Proportional disclosure

In certain cases, it is necessary to do data analysis to get a picture of certain individuals or companies. Think of fraud prevention, where you need to combine databases of agencies or banks, or to determine who is entitled to a certain benefit or compensation. For that, we use the technology private set intersection (PSI). This reveals only those individuals who meet criteria across multiple parties, without revealing all other individuals who do not meet them. Again, our “data collaboration governance “ is important, to define exactly who is allowed to do what with this data, and make that transparent and auditable.

Federated learning

For some applications, we do not use cryptographic methods, but more machine learning-based technologies to do collaborative data analysis. Here we are talking about federated learning (FL), a method to optimize data models across different parties, allowing for ever better predictions aimed at improving care or in other domains.

Data collaboration governance

Data collaboration requires clear agreements between parties and meticulous adherence to them.
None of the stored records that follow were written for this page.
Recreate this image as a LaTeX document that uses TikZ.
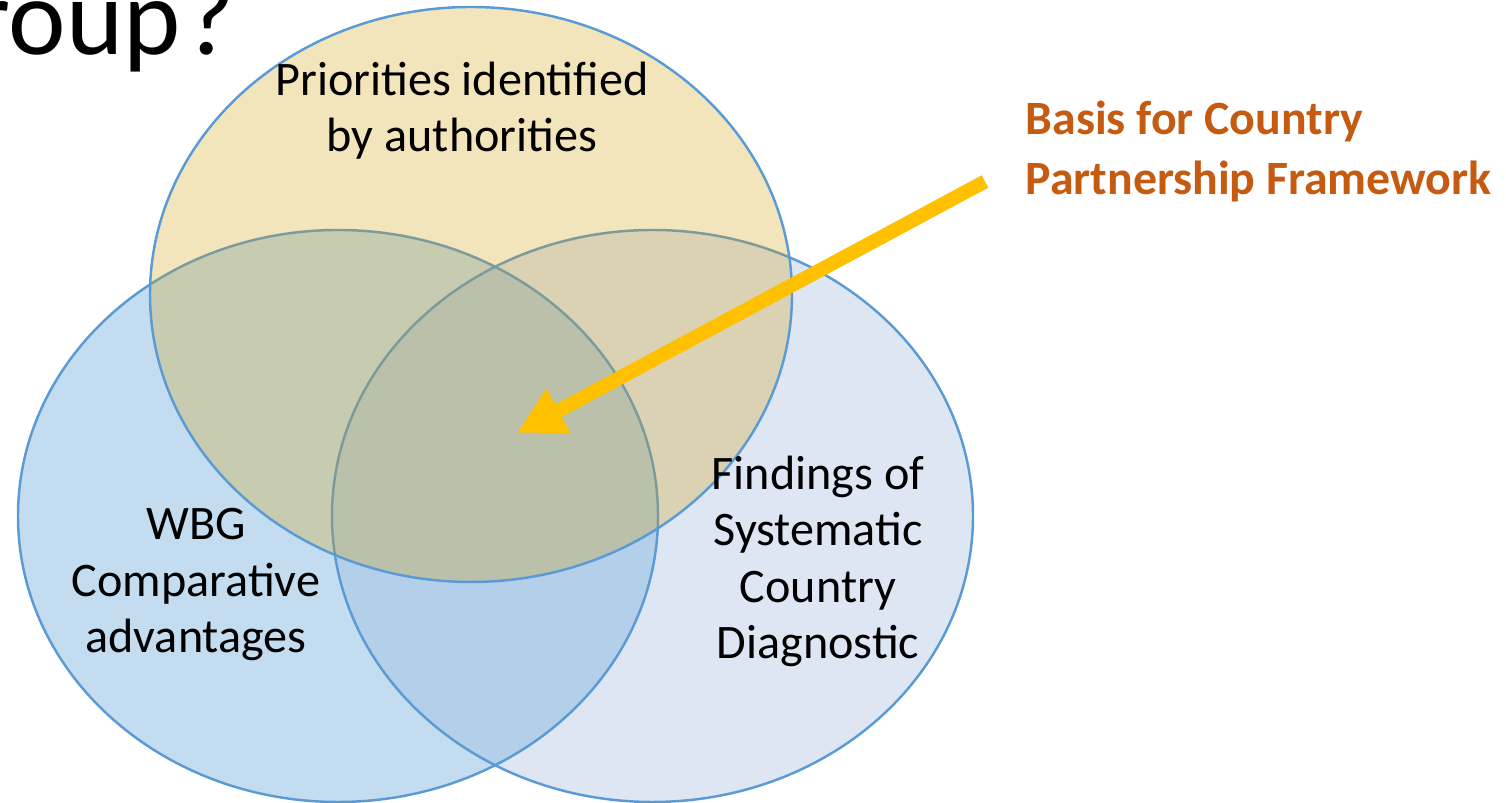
\documentclass[tikz,border=0pt]{standalone}
\usepackage{fontspec}
\setmainfont{Carlito}
\usetikzlibrary{arrows.meta}
\definecolor{vennline}{RGB}{91,155,213}
\definecolor{wbgblue}{RGB}{137,185,225}
\definecolor{scdblue}{RGB}{189,205,233}
\definecolor{authgold}{RGB}{208,158,9}
\definecolor{cpforange}{RGB}{197,90,17}
\definecolor{cpfarrow}{RGB}{255,192,0}
\begin{document}
\begin{tikzpicture}[lbl/.style={align=center, inner sep=0pt, font=\fontsize{13.7}{16.1}\selectfont},
ring/.style={draw=vennline, line width=0.7pt}]
\useasboundingbox (0,0) rectangle (15.06,8.03);
%\draw[help lines] (0,0) grid (15,8);
\node[anchor=base east, inner sep=0pt, font=\fontsize{31}{36}\selectfont] (title) at (2.36,7.48) {roup\kern0.04cm?};
% the three sets
\fill[scdblue, fill opacity=0.5] (6.525,2.87) ellipse [x radius=3.205cm, y radius=2.86cm];
\fill[wbgblue, fill opacity=0.5] (3.38,2.87) ellipse [x radius=3.2cm, y radius=2.86cm];
\draw[ring] (6.525,2.87) ellipse [x radius=3.205cm, y radius=2.86cm];
\draw[ring] (3.38,2.87) ellipse [x radius=3.2cm, y radius=2.86cm];
\fill[authgold, fill opacity=0.28] (4.71,5.085) ellipse [x radius=3.21cm, y radius=2.875cm];
\draw[ring] (4.71,5.085) ellipse [x radius=3.21cm, y radius=2.875cm];
% anchor base sits on the last line
\node[lbl, anchor=base] (auth) at (4.62,6.51) {Priorities identified\\by authorities};
\node[lbl, anchor=base] (wbg) at (1.96,1.50) {WBG\\Comparative\\advantages};
\node[lbl, anchor=base] (scd) at (8.18,1.44) {Findings of\\Systematic\\Country\\Diagnostic};
\node[align=left, anchor=base west, inner sep=0pt, text=cpforange, font=\bfseries\fontsize{13.6}{17.1}\selectfont] (cpf) at (10.25,6.08) {Basis for Country\\Partnership Framework};
\coordinate (from) at (9.85,6.215);
\coordinate (into) at (5.17,3.70);
\draw[cpfarrow, line width=0.14cm, -{Triangle[length=0.47cm, width=0.47cm]}] (from) -- (into);
\end{tikzpicture}
\end{document}
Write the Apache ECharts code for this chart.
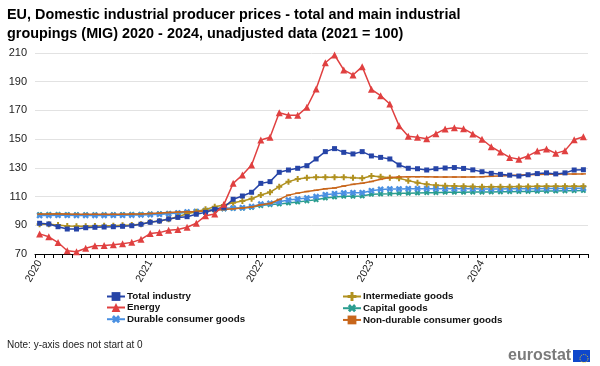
<!DOCTYPE html>
<html>
<head>
<meta charset="utf-8">
<script src="https://cdn.jsdelivr.net/npm/echarts@6/dist/echarts.min.js"></script>
<style>html,body{margin:0;padding:0;background:#fff}#c{width:600px;height:366px}</style>
</head>
<body>
<div id="c"></div>
<script>
var years = ['2020','2021','2022','2023','2024'];
var months = [];
years.forEach(function(y){ for (var m = 1; m <= 12; m++) months.push(y + '-' + (m < 10 ? '0' + m : m)); });

var yTicks = [70, 90, 110, 130, 150, 170, 190, 210];

var totalIndustry = [91.4, 90.9, 89.0, 87.4, 87.4, 88.3, 88.6, 88.8, 89.0, 89.3, 89.7, 90.7,
  92.1, 93.0, 94.4, 95.5, 96.0, 97.7, 99.0, 101.1, 102.5, 108.1, 110.4, 113.0,
  119.2, 120.4, 126.9, 128.5, 129.7, 131.5, 136.2, 141.3, 143.4, 140.8, 139.7, 141.3,
  138.3, 137.3, 136.2, 132.0, 129.7, 129.4, 128.5, 129.4, 129.9, 130.2, 129.6, 128.6,
  127.3, 126.2, 125.5, 124.9, 124.3, 125.2, 126.0, 126.5, 125.8, 126.5, 128.5, 128.7];

var energy = [84.0, 82.0, 78.0, 72.3, 71.6, 74.0, 75.8, 76.0, 76.5, 77.2, 78.1, 80.2,
  84.2, 84.9, 86.5, 87.0, 88.6, 91.4, 96.7, 97.9, 104.6, 119.2, 125.0, 132.0,
  149.4, 151.3, 168.4, 166.6, 166.6, 172.2, 185.0, 203.2, 208.6, 198.2, 194.7, 200.5,
  184.7, 180.3, 174.5, 159.4, 152.0, 151.3, 150.3, 153.8, 157.1, 158.0, 157.3, 153.6,
  149.9, 144.7, 141.0, 137.3, 136.0, 138.3, 141.7, 143.1, 140.1, 142.0, 149.6, 151.7];

var intermediateGoods = [90.7, 90.7, 90.2, 89.5, 89.3, 89.3, 89.5, 89.7, 89.7, 90.0, 90.2, 90.7,
  92.3, 93.0, 94.2, 96.0, 98.0, 99.5, 101.1, 102.9, 104.1, 105.7, 106.9, 108.5,
  111.1, 113.0, 116.9, 120.4, 122.2, 123.1, 123.4, 123.4, 123.4, 123.4, 123.1, 122.7,
  124.3, 123.8, 123.1, 122.7, 121.1, 119.7, 118.5, 117.8, 117.6, 117.4, 117.2, 117.0,
  116.9, 116.9, 116.9, 116.9, 117.0, 117.1, 117.2, 117.2, 117.2, 117.2, 117.2, 117.2];

var capitalGoods = [97.5, 97.6, 97.6, 97.5, 97.4, 97.4, 97.4, 97.4, 97.4, 97.5, 97.6, 97.7,
  97.9, 98.1, 98.3, 98.6, 99.0, 99.5, 100.0, 100.6, 101.4, 101.8, 102.0, 102.5,
  103.7, 104.4, 104.8, 105.5, 106.2, 107.0, 107.8, 109.0, 109.7, 110.2, 110.2, 110.4,
  111.6, 111.8, 112.0, 112.3, 112.3, 112.5, 112.7, 112.7, 113.0, 113.0, 113.0, 113.1,
  113.1, 113.2, 113.3, 113.4, 113.5, 113.6, 113.7, 113.8, 113.9, 114.0, 114.1, 114.2];

var durableGoods = [96.8, 96.9, 97.0, 97.0, 96.9, 96.9, 96.9, 96.9, 97.0, 97.0, 97.1, 97.2,
  97.4, 97.7, 98.0, 98.6, 99.3, 99.5, 100.2, 101.3, 101.8, 102.0, 102.2, 103.0,
  104.8, 105.3, 106.4, 107.6, 108.3, 109.0, 110.0, 111.3, 112.0, 112.5, 112.7, 112.7,
  114.1, 115.0, 115.3, 115.3, 115.5, 115.5, 115.5, 115.5, 115.4, 115.4, 115.4, 115.4,
  115.3, 115.3, 115.3, 115.4, 115.4, 115.5, 115.5, 115.6, 115.6, 115.7, 115.8, 115.8];

var nonDurableGoods = [97.8, 97.9, 98.0, 97.8, 97.6, 97.6, 97.6, 97.6, 97.6, 97.7, 97.8, 97.9,
  98.2, 98.5, 98.9, 99.3, 99.5, 99.6, 100.0, 100.5, 101.0, 101.5, 102.0, 102.8,
  104.3, 105.2, 108.0, 111.0, 112.4, 113.5, 114.4, 115.4, 116.0, 117.3, 118.5, 119.3,
  120.5, 122.0, 123.2, 123.7, 123.8, 123.8, 123.8, 123.7, 123.6, 123.6, 123.6, 123.7,
  123.8, 124.1, 124.4, 124.7, 125.0, 125.2, 125.4, 125.5, 125.6, 125.7, 125.7, 125.8];

var seriesNames = ['Total industry', 'Intermediate goods', 'Energy', 'Capital goods', 'Durable consumer goods', 'Non-durable consumer goods'];

var PLUS = 'path://M2,0L4,0L4,2L6,2L6,4L4,4L4,6L2,6L2,4L0,4L0,2L2,2Z';

function mk(name, data, color, symbol, size, rot, z) {
  return {
    name: name, type: 'line', data: data, symbol: symbol, symbolSize: size,
    symbolRotate: rot || 0, z: z,
    lineStyle: { color: color, width: 1.5 },
    itemStyle: { color: color },
    showSymbol: true, animation: false
  };
}

var FONT = 'Liberation Sans, Arial, sans-serif';
var legendText = { fontSize: 9.8, fontWeight: 'bold', color: '#111', lineHeight: 11, padding: [0, 0, 0, -3], fontFamily: FONT };

var chart = echarts.init(document.getElementById('c'), null, { renderer: 'canvas' });
chart.setOption({
  backgroundColor: '#fff',
  animation: false,
  textStyle: { fontFamily: FONT },
  title: {
    text: 'EU, Domestic industrial producer prices - total and main industrial\ngroupings (MIG) 2020 - 2024, unadjusted data (2021 = 100)',
    left: 7, top: 6, padding: 0,
    textStyle: { fontSize: 14.4, fontWeight: 'bold', color: '#000', lineHeight: 19, fontFamily: FONT }
  },
  grid: { left: 35, right: 12, top: 53, bottom: 112, containLabel: false },
  xAxis: {
    type: 'category', data: months, boundaryGap: true,
    axisLine: { lineStyle: { color: '#000', width: 1 } },
    axisTick: { show: true, interval: 0, length: 4, lineStyle: { color: '#000' } },
    axisLabel: {
      interval: 0, rotate: 60, fontSize: 10.5, color: '#222', margin: 7,
      formatter: function (v, i) { return (i % 12 === 0) ? v.slice(0, 4) : ''; }
    },
    splitLine: { show: false }
  },
  yAxis: {
    type: 'value', min: yTicks[0], max: yTicks[yTicks.length - 1], interval: 20,
    axisLine: { show: false }, axisTick: { show: false },
    axisLabel: { fontSize: 11, color: '#222', margin: 8 },
    splitLine: { lineStyle: { color: '#e2e2e2', width: 1 } }
  },
  legend: [
    {
      data: [seriesNames[0], seriesNames[2], seriesNames[4]],
      orient: 'vertical', left: 106, top: 291, padding: 0, itemGap: 0, itemWidth: 18, itemHeight: 11,
      textStyle: legendText
    },
    {
      data: [seriesNames[1], seriesNames[3], seriesNames[5]],
      orient: 'vertical', left: 342, top: 291, padding: 0, itemGap: 0, itemWidth: 18, itemHeight: 11,
      textStyle: legendText
    }
  ],
  series: [
    mk(seriesNames[0], totalIndustry, '#2644A7', 'rect', 5, 0, 6),
    mk(seriesNames[1], intermediateGoods, '#B09120', PLUS, 6, 0, 4),
    mk(seriesNames[2], energy, '#E04040', 'triangle', 7, 0, 7),
    mk(seriesNames[3], capitalGoods, '#2A9D8F', PLUS, 6, 45, 2),
    mk(seriesNames[4], durableGoods, '#4A90E2', PLUS, 7, 45, 3),
    mk(seriesNames[5], nonDurableGoods, '#C8661B', 'rect', [5, 1.5], 0, 5)
  ],
  graphic: [
    { type: 'text', left: 7, top: 340, style: { text: 'Note: y-axis does not start at 0', fontSize: 10, fill: '#222', fontFamily: FONT } },
    { type: 'text', left: 508, top: 348, style: { text: 'eurostat', fontSize: 16, fontWeight: 'bold', fill: '#7b7b7b', fontFamily: FONT } },
    { type: 'rect', left: 573, top: 350, shape: { width: 17, height: 12 }, style: { fill: '#0E47CB' } },
    { type: 'circle', left: 577.5, top: 352, shape: { r: 4 }, style: { fill: 'none', stroke: '#FFD617', lineWidth: 1, lineDash: [1, 1.2] } }
  ]
});
</script>
</body>
</html>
Our unique data collaboration governance ensures that parties maintain control over the collaboration and can technically enforce what happens within it. For example, the platform allows you to preset which party may perform which analysis under which conditions, and there are rules for statistical disclosure control. Any action outside these agreements is blocked by the system.

FAIR data

Transparency is essential here. In advance, parties provide data descriptions (FAIR) that define how their data is constructed and what their data means. This allows the other parties to understand how they can use that data, and what the quality is.

Audit trail

Transparency also applies retrospectively. Every analysis performed and every change in the rules of cooperation are immutably recorded in the decentralized network. This way it can always be proven afterwards which party performed which analysis when, under which conditions. For this decentralized audit trail, we use blockchain technology, so that parties are not dependent on Linksight for this audit trail, but it is maintained redundantly and irrefutably by different servers.